Technical Highlights
Dollar index's break of 74.13 support suggests that rise from 73.35
has finished at 76.71. Also, the consolidation pattern from 72.69 might
be completed with three waves up to 76.71 too. Bias is cautiously
bearish this week for a test on 73.50 support. Break there will affirm
the case the the down trend in dollar index from 88.70 is resuming for
another low below 72.69. Ideally, that should be accompanied by a break
of 1.4577 in EUR/USD.
NZD/USD is one of the strongest pair in July so far and made another
record high of 0.8674 last week. There is no sign of topping yet and the
pair is indeed accelerating. We're staying bullish and expect further
rally ahead. From a medium term angle, NZD/USD should be targeting 100%
projection of 0.4890 to 0.7632 from 0.6560 at 0.9302 next.
The Week Ahead
Talk on US debt ceiling will be a main focus this week. An agreement
must be made to raise the current $14.3T borrowing limit by August to
avert a default. Meanwhile, a number of key economic data will be
released this week. From US and UK, Q2 GDP preliminary reading will be
the major focus. Canadian dollar will also need a strong GDP number
affirm the expectation of BoC hike in H2 and fuel another rally.

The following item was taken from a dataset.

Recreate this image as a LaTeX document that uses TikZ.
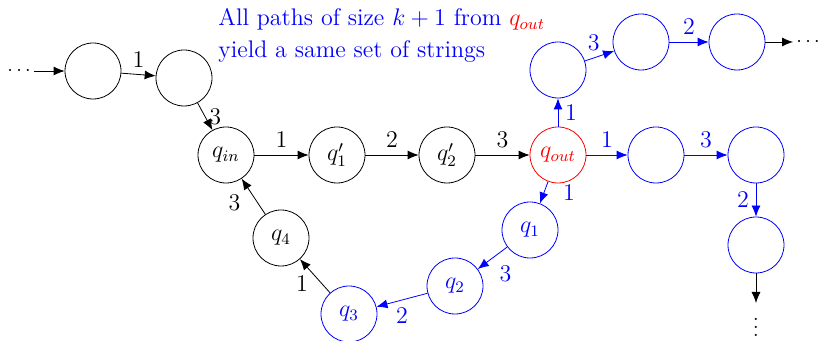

Meanwhile, Q2 inflation data from Australia will also be crucial on
whether RBA's next move would be a hike or as some said, a cut. RBNZ is
expected to leave rates unchanged at 2.50% this week but may start to
hint on tightening in H2 and thus, give the New Zealand dollar further
boost.
Meanwhile, a key focus of the week will also be on whether US stocks
could extend recent rally. So far, DOW is still limited below May's high
of 12876 but it's looking increasingly likely that rise from 11862 is
resuming the medium term up trend. We'd expect any retreat to be
contained above last week's low of 12296 and DOW should break through
13000 level, maybe after agreement on US debt ceiling and deficit
reduction, or after Q2 GDP data. Such development, if happens, will give
much pressure on the dollar.
AUD/USD Weekly Outlook
AUD/USD broke out of near term range last week and rose to as high as
1.0874. Rise from 1.0390 has resumed and should be target a test on
1.1011 resistance this week. Overall outlook remain unchanged. we're
still favoring the case that correction pattern from 1.1011 is finished
with three waves down to 1.0390 already and rise from there is
tentatively treated as up trend resumption. Break of 1.1011 will confirm
and target 61.8% projection 0.9703 to 1.1011 at 1.0390 at 1.1198 next.
On the downside, below 1.0774 minor support will turn bias neutral and
bring consolidations first. But downside should be contained well above
1.0524 support and bring another rise.
In the bigger picture, rise from 0.8066 is part of the up trend from
2008 low of 0.6008 and is still in healthy status. Such up trend should
target 100% projection of 0.6008 to 0.9404 from 0.8066 at 1.1462 on
resumption. On the downside, Break of 1.0182 resistance turned support
is needed to be the first signal of medium term reversal. Or we'll stay
bullish in AUD/USD.
In the longer term picture, long term up trend from 0.4773 (01 low)
is still in progress and would possibly target 100% projection of
0.4773 to 0.9849 from 0.6008 at 1.1084. AUD/USD is staring to show loss
of upside momentum with weekly MACD crossed below signal line and there
is possibility of bearish divergence condition too. Nevertheless we'd
still prefer to see at least sustained trading below 55 weeks EMA (now
at 1.0055) before considering long term reversal.